(A block of data)
+ + + + + + +

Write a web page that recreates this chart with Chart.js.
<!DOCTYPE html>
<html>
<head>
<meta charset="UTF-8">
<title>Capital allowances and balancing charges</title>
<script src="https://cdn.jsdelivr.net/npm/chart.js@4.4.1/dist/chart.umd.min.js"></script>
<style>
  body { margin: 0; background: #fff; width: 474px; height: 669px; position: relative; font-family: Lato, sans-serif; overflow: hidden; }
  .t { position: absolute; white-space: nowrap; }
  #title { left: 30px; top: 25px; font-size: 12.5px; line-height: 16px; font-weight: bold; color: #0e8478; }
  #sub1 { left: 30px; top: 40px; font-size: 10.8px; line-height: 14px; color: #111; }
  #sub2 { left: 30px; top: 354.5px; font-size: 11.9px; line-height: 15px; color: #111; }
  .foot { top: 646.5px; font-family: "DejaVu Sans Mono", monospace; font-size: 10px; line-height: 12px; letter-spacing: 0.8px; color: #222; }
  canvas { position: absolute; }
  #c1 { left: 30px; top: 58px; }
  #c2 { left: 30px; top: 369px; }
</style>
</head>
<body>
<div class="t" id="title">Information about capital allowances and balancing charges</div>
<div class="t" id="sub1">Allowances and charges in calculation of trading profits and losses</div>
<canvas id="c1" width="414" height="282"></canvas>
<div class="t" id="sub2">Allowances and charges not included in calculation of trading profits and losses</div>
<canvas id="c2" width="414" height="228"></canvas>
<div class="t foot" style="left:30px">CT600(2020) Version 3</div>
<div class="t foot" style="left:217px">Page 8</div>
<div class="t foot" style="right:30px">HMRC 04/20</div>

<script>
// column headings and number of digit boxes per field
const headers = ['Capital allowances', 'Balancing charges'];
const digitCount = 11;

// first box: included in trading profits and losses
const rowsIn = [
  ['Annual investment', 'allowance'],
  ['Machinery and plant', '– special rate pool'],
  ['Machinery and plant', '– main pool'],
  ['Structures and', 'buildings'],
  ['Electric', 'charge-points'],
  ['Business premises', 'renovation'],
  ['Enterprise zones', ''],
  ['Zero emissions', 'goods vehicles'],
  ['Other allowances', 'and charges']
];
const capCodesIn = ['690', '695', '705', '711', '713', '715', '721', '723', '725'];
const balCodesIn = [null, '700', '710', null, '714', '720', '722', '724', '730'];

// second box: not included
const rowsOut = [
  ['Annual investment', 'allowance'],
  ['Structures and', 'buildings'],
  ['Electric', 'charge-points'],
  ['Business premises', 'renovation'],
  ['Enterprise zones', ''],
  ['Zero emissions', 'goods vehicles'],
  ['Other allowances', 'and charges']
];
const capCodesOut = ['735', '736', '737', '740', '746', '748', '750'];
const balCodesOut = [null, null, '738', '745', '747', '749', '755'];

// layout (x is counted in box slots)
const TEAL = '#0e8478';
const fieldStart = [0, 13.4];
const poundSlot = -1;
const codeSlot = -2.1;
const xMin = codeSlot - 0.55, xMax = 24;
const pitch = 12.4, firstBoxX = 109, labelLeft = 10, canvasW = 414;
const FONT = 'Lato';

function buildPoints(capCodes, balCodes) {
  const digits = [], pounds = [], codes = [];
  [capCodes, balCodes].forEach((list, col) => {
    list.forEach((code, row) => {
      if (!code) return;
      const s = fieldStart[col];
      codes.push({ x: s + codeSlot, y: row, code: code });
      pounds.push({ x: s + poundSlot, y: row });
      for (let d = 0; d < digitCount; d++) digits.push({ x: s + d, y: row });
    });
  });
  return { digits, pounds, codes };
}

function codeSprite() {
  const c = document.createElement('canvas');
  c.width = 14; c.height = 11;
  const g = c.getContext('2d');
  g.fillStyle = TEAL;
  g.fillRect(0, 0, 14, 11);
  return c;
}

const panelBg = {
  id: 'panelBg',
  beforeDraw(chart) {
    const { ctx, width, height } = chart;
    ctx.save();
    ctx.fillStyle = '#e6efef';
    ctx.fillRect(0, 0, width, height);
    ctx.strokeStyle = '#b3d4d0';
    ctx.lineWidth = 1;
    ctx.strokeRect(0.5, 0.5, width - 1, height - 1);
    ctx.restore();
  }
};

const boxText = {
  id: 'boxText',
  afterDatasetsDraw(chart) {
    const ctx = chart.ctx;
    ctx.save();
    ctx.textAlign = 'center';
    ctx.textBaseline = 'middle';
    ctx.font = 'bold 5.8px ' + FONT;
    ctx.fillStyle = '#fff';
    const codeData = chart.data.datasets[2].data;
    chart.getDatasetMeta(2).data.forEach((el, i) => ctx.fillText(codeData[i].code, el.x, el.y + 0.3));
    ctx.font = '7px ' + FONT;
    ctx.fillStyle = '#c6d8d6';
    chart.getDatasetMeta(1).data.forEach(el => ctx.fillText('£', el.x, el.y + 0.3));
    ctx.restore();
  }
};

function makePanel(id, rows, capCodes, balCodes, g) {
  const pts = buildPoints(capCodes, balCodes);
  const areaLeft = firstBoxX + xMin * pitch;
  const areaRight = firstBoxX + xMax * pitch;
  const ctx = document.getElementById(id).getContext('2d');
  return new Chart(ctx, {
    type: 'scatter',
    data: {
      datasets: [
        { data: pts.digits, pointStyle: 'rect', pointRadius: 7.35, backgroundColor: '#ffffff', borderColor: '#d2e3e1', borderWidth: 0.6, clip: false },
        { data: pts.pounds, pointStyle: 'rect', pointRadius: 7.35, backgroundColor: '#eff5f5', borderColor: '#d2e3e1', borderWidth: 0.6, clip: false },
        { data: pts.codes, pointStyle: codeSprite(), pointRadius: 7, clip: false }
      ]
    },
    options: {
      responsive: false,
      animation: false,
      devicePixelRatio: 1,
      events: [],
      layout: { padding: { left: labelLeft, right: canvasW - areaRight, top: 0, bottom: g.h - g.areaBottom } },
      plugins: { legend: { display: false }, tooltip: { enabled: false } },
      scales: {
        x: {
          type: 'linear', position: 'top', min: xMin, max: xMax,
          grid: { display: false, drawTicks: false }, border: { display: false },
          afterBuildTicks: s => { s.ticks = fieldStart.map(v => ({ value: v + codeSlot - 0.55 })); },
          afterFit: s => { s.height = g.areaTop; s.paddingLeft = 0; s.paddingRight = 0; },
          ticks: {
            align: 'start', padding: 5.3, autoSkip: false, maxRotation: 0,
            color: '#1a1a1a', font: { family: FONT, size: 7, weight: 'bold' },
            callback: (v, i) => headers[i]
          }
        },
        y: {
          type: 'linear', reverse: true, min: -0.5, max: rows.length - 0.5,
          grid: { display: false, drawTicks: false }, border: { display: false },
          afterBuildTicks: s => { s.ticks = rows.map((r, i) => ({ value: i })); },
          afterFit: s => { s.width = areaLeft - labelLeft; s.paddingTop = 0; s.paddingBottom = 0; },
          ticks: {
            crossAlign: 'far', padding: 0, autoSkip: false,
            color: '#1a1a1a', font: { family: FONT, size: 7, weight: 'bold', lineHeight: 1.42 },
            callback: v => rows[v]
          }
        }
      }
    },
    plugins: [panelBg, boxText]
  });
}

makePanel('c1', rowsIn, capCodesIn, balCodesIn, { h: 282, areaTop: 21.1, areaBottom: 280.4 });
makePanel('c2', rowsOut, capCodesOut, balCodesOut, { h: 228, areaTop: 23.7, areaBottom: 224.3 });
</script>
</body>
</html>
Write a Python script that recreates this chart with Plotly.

+ + + + + + +

DIRECTIONS FOR THIS TASK —
Write the data out again in full and exactly.

EXPECTED ANSWER —
Write a web page that recreates this chart with Chart.js.
<!DOCTYPE html>
<html>
<head>
<meta charset="UTF-8">
<title>Capital allowances and balancing charges</title>
<script src="https://cdn.jsdelivr.net/npm/chart.js@4.4.1/dist/chart.umd.min.js"></script>
<style>
  body { margin: 0; background: #fff; width: 474px; height: 669px; position: relative; font-family: Lato, sans-serif; overflow: hidden; }
  .t { position: absolute; white-space: nowrap; }
  #title { left: 30px; top: 25px; font-size: 12.5px; line-height: 16px; font-weight: bold; color: #0e8478; }
  #sub1 { left: 30px; top: 40px; font-size: 10.8px; line-height: 14px; color: #111; }
  #sub2 { left: 30px; top: 354.5px; font-size: 11.9px; line-height: 15px; color: #111; }
  .foot { top: 646.5px; font-family: "DejaVu Sans Mono", monospace; font-size: 10px; line-height: 12px; letter-spacing: 0.8px; color: #222; }
  canvas { position: absolute; }
  #c1 { left: 30px; top: 58px; }
  #c2 { left: 30px; top: 369px; }
</style>
</head>
<body>
<div class="t" id="title">Information about capital allowances and balancing charges</div>
<div class="t" id="sub1">Allowances and charges in calculation of trading profits and losses</div>
<canvas id="c1" width="414" height="282"></canvas>
<div class="t" id="sub2">Allowances and charges not included in calculation of trading profits and losses</div>
<canvas id="c2" width="414" height="228"></canvas>
<div class="t foot" style="left:30px">CT600(2020) Version 3</div>
<div class="t foot" style="left:217px">Page 8</div>
<div class="t foot" style="right:30px">HMRC 04/20</div>

<script>
// column headings and number of digit boxes per field
const headers = ['Capital allowances', 'Balancing charges'];
const digitCount = 11;

// first box: included in trading profits and losses
const rowsIn = [
  ['Annual investment', 'allowance'],
  ['Machinery and plant', '– special rate pool'],
  ['Machinery and plant', '– main pool'],
  ['Structures and', 'buildings'],
  ['Electric', 'charge-points'],
  ['Business premises', 'renovation'],
  ['Enterprise zones', ''],
  ['Zero emissions', 'goods vehicles'],
  ['Other allowances', 'and charges']
];
const capCodesIn = ['690', '695', '705', '711', '713', '715', '721', '723', '725'];
const balCodesIn = [null, '700', '710', null, '714', '720', '722', '724', '730'];

// second box: not included
const rowsOut = [
  ['Annual investment', 'allowance'],
  ['Structures and', 'buildings'],
  ['Electric', 'charge-points'],
  ['Business premises', 'renovation'],
  ['Enterprise zones', ''],
  ['Zero emissions', 'goods vehicles'],
  ['Other allowances', 'and charges']
];
const capCodesOut = ['735', '736', '737', '740', '746', '748', '750'];
const balCodesOut = [null, null, '738', '745', '747', '749', '755'];

// layout (x is counted in box slots)
const TEAL = '#0e8478';
const fieldStart = [0, 13.4];
const poundSlot = -1;
const codeSlot = -2.1;
const xMin = codeSlot - 0.55, xMax = 24;
const pitch = 12.4, firstBoxX = 109, labelLeft = 10, canvasW = 414;
const FONT = 'Lato';

function buildPoints(capCodes, balCodes) {
  const digits = [], pounds = [], codes = [];
  [capCodes, balCodes].forEach((list, col) => {
    list.forEach((code, row) => {
      if (!code) return;
      const s = fieldStart[col];
      codes.push({ x: s + codeSlot, y: row, code: code });
      pounds.push({ x: s + poundSlot, y: row });
      for (let d = 0; d < digitCount; d++) digits.push({ x: s + d, y: row });
    });
  });
  return { digits, pounds, codes };
}

function codeSprite() {
  const c = document.createElement('canvas');
  c.width = 14; c.height = 11;
  const g = c.getContext('2d');
  g.fillStyle = TEAL;
  g.fillRect(0, 0, 14, 11);
  return c;
}

const panelBg = {
  id: 'panelBg',
  beforeDraw(chart) {
    const { ctx, width, height } = chart;
    ctx.save();
    ctx.fillStyle = '#e6efef';
    ctx.fillRect(0, 0, width, height);
    ctx.strokeStyle = '#b3d4d0';
    ctx.lineWidth = 1;
    ctx.strokeRect(0.5, 0.5, width - 1, height - 1);
    ctx.restore();
  }
};

const boxText = {
  id: 'boxText',
  afterDatasetsDraw(chart) {
    const ctx = chart.ctx;
    ctx.save();
    ctx.textAlign = 'center';
    ctx.textBaseline = 'middle';
    ctx.font = 'bold 5.8px ' + FONT;
    ctx.fillStyle = '#fff';
    const codeData = chart.data.datasets[2].data;
    chart.getDatasetMeta(2).data.forEach((el, i) => ctx.fillText(codeData[i].code, el.x, el.y + 0.3));
    ctx.font = '7px ' + FONT;
    ctx.fillStyle = '#c6d8d6';
    chart.getDatasetMeta(1).data.forEach(el => ctx.fillText('£', el.x, el.y + 0.3));
    ctx.restore();
  }
};

function makePanel(id, rows, capCodes, balCodes, g) {
  const pts = buildPoints(capCodes, balCodes);
  const areaLeft = firstBoxX + xMin * pitch;
  const areaRight = firstBoxX + xMax * pitch;
  const ctx = document.getElementById(id).getContext('2d');
  return new Chart(ctx, {
    type: 'scatter',
    data: {
      datasets: [
        { data: pts.digits, pointStyle: 'rect', pointRadius: 7.35, backgroundColor: '#ffffff', borderColor: '#d2e3e1', borderWidth: 0.6, clip: false },
        { data: pts.pounds, pointStyle: 'rect', pointRadius: 7.35, backgroundColor: '#eff5f5', borderColor: '#d2e3e1', borderWidth: 0.6, clip: false },
        { data: pts.codes, pointStyle: codeSprite(), pointRadius: 7, clip: false }
      ]
    },
    options: {
      responsive: false,
      animation: false,
      devicePixelRatio: 1,
      events: [],
      layout: { padding: { left: labelLeft, right: canvasW - areaRight, top: 0, bottom: g.h - g.areaBottom } },
      plugins: { legend: { display: false }, tooltip: { enabled: false } },
      scales: {
        x: {
          type: 'linear', position: 'top', min: xMin, max: xMax,
          grid: { display: false, drawTicks: false }, border: { display: false },
          afterBuildTicks: s => { s.ticks = fieldStart.map(v => ({ value: v + codeSlot - 0.55 })); },
          afterFit: s => { s.height = g.areaTop; s.paddingLeft = 0; s.paddingRight = 0; },
          ticks: {
            align: 'start', padding: 5.3, autoSkip: false, maxRotation: 0,
            color: '#1a1a1a', font: { family: FONT, size: 7, weight: 'bold' },
            callback: (v, i) => headers[i]
          }
        },
        y: {
          type: 'linear', reverse: true, min: -0.5, max: rows.length - 0.5,
          grid: { display: false, drawTicks: false }, border: { display: false },
          afterBuildTicks: s => { s.ticks = rows.map((r, i) => ({ value: i })); },
          afterFit: s => { s.width = areaLeft - labelLeft; s.paddingTop = 0; s.paddingBottom = 0; },
          ticks: {
            crossAlign: 'far', padding: 0, autoSkip: false,
            color: '#1a1a1a', font: { family: FONT, size: 7, weight: 'bold', lineHeight: 1.42 },
            callback: v => rows[v]
          }
        }
      }
    },
    plugins: [panelBg, boxText]
  });
}

makePanel('c1', rowsIn, capCodesIn, balCodesIn, { h: 282, areaTop: 21.1, areaBottom: 280.4 });
makePanel('c2', rowsOut, capCodesOut, balCodesOut, { h: 228, areaTop: 23.7, areaBottom: 224.3 });
</script>
</body>
</html>
Write a Python script that recreates this chart with Plotly.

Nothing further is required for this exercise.